Elizabeth looking to the left in BioShock Infinite

Zemeckis’ film, based on the children’s book by Chris Van Allsburg, isn’t nearly as sinister as 2K’s immersive sim series. But, a similarity that I noticed while rewatching The Polar Express this year is that the movie introduces an unassuming character into a new world with characters who guide them along and communicate a strange set of rules. Tom Hanks’ Conductor, who introduces the children to the concept of the train and the Golden Tickets they’ll need punched to ride it to the North Pole, is there with the kids through all the obstacles. His role isn’t all that different from Atlas, the voice in your ear in BioShock who coaches you through Rapture. Plus, Hanks is later revealed to be Santa Claus, just as Atlas is eventually revealed to be Frank Fontaine, the true villain of the game.

In BioShock, the player enters the new world through a linear mode of transportation. In the first game, it’s a bathysphere descending into the depths of the ocean to reveal the Art Deco world of Rapture. In Infinite, it’s a flying machine that is only designed to soar straight up into the clouds of Columbia. The Polar Express similarly spends the first hour getting the characters to the North Pole via the titular magic train.

The process of getting there feels like a level-based video game, built around set-pieces that stretch the limits of things that could conceivably happen on a train. There’s the musical dance sequence where waiters appear to acrobatically serve hot chocolate to the kids. There’s a virtuoso long take that shows the young girl’s golden ticket sail off the train, then get taken by an eagle and rolled into a snowball, before returning to the train in an elaborate manner. Each of these sections has a singular idea that explored for a few minutes before moving on, and good games often follow the same pattern.

The Polar Express came out in 2004, the age of licensed trash, so there was a poorly received action-platformer released alongside it for GameCube, PS2, PC, and Game Boy Advance.

Once the children arrive at the North Pole, we see that it is a world that seems to exist outside of time. The entire film’s era is nebulous, but the North Pole especially seems to exist in a retrofuturist pocket dimension. Shining brass, cobblestone, and gleaming wood are all incorporated into the quaint architecture. The North Pole, like Rapture or Columbia, feels more like a theme park town than a real city where people live and work. It exists for Christmas, and it’s hard to imagine how it actually functions outside of the show that Santa and his elves put on for the year’s most magical night.
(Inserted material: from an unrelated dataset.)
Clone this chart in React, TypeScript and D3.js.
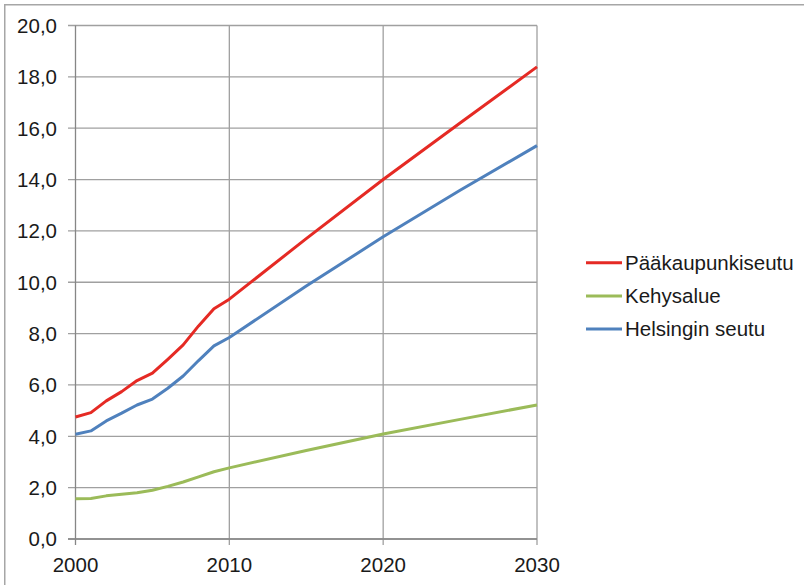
import React from "react";
import * as d3 from "d3";

const years = [2000, 2001, 2002, 2003, 2004, 2005, 2006, 2007, 2008, 2009, 2010, 2015, 2020, 2025, 2030];
const paakaupunkiseutu = [4.75, 4.92, 5.38, 5.74, 6.17, 6.46, 7.0, 7.56, 8.3, 8.97, 9.34, 11.7, 14.0, 16.2, 18.39];
const kehysalue = [1.57, 1.58, 1.68, 1.74, 1.8, 1.9, 2.05, 2.22, 2.42, 2.62, 2.77, 3.45, 4.09, 4.66, 5.22];
const helsinginSeutu = [4.08, 4.21, 4.6, 4.9, 5.22, 5.45, 5.87, 6.35, 6.95, 7.52, 7.85, 9.85, 11.77, 13.58, 15.32];
const seriesNames = ["Pääkaupunkiseutu", "Kehysalue", "Helsingin seutu"];
const seriesColors = ["#E52A24", "#9BBB59", "#4F81BD"];
const yTicks = [0, 2, 4, 6, 8, 10, 12, 14, 16, 18, 20];
const xTicks = [2000, 2010, 2020, 2030];

const W = 804;
const H = 585;
const FONT = "'Liberation Sans', Arial, sans-serif";

export default function App() {
  const x = d3.scaleLinear().domain([2000, 2030]).range([75.5, 537]);
  const y = d3.scaleLinear().domain([0, 20]).range([539, 25.5]);
  const allSeries = [paakaupunkiseutu, kehysalue, helsinginSeutu];
  const line = d3
    .line<number>()
    .x((_, i) => x(years[i]))
    .y((d) => y(d));
  const fmt = (v: number) => v.toFixed(1).replace(".", ",");

  return (
    <svg
      width={W}
      height={H}
      style={{ position: "absolute", left: 0, top: 0, background: "#fff" }}
      fontFamily={FONT}
    >
      <rect x={0} y={0} width={W} height={H} fill="#fff" />
      {/* outer border */}
      <rect x={4.75} y={4.75} width={W + 10} height={H + 10} fill="none" stroke="#A6A6A6" strokeWidth={1.5} />
      {/* horizontal gridlines */}
      {yTicks.map((t) => (
        <line key={"gy" + t} x1={68} x2={x(2030)} y1={y(t)} y2={y(t)} stroke="#A0A0A0" strokeWidth={1.3} />
      ))}
      {/* vertical gridlines */}
      {xTicks.map((t) => (
        <line key={"gx" + t} x1={x(t)} x2={x(t)} y1={y(20)} y2={545} stroke={t === 2000 ? "#868686" : "#A0A0A0"} strokeWidth={1.3} />
      ))}
      <line x1={68} x2={x(2030)} y1={y(0)} y2={y(0)} stroke="#868686" strokeWidth={1.3} />
      {/* y labels */}
      {yTicks.map((t) => (
        <text key={"ly" + t} x={57} y={y(t)} dy="0.36em" textAnchor="end" fontSize={20.5} fill="#1a1a1a">
          {fmt(t)}
        </text>
      ))}
      {/* x labels */}
      {xTicks.map((t) => (
        <text key={"lx" + t} x={x(t)} y={572} textAnchor="middle" fontSize={20.5} fill="#1a1a1a">
          {t}
        </text>
      ))}
      {/* series */}
      {allSeries.map((s, i) => (
        <path key={"s" + i} d={line(s) || ""} fill="none" stroke={seriesColors[i]} strokeWidth={3} strokeLinejoin="round" />
      ))}
      {/* legend */}
      {seriesNames.map((n, i) => (
        <g key={"lg" + i} transform={`translate(0, ${262.7 + i * 33.2})`}>
          <line x1={586} x2={622} y1={0} y2={0} stroke={seriesColors[i]} strokeWidth={3} />
          <text x={625} y={0} dy="0.36em" fontSize={20.5} fill="#1a1a1a">
            {n}
          </text>
        </g>
      ))}
    </svg>
  );
}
The Polar Express has moments of menace, like when the protagonist meets a creepy Ebenezer Scrooge puppet in a storage car on the train. But, by and large, it’s an innocent story about how it’s good to keep the holiday faith and believe in Santa long into adulthood. But, in its exciting journey to a city occupied by a legendary figure that seems to exist in a fantastical past, it follows a similar structure to the BioShock games. Now would you kindly leave out some milk and cookies for the big man?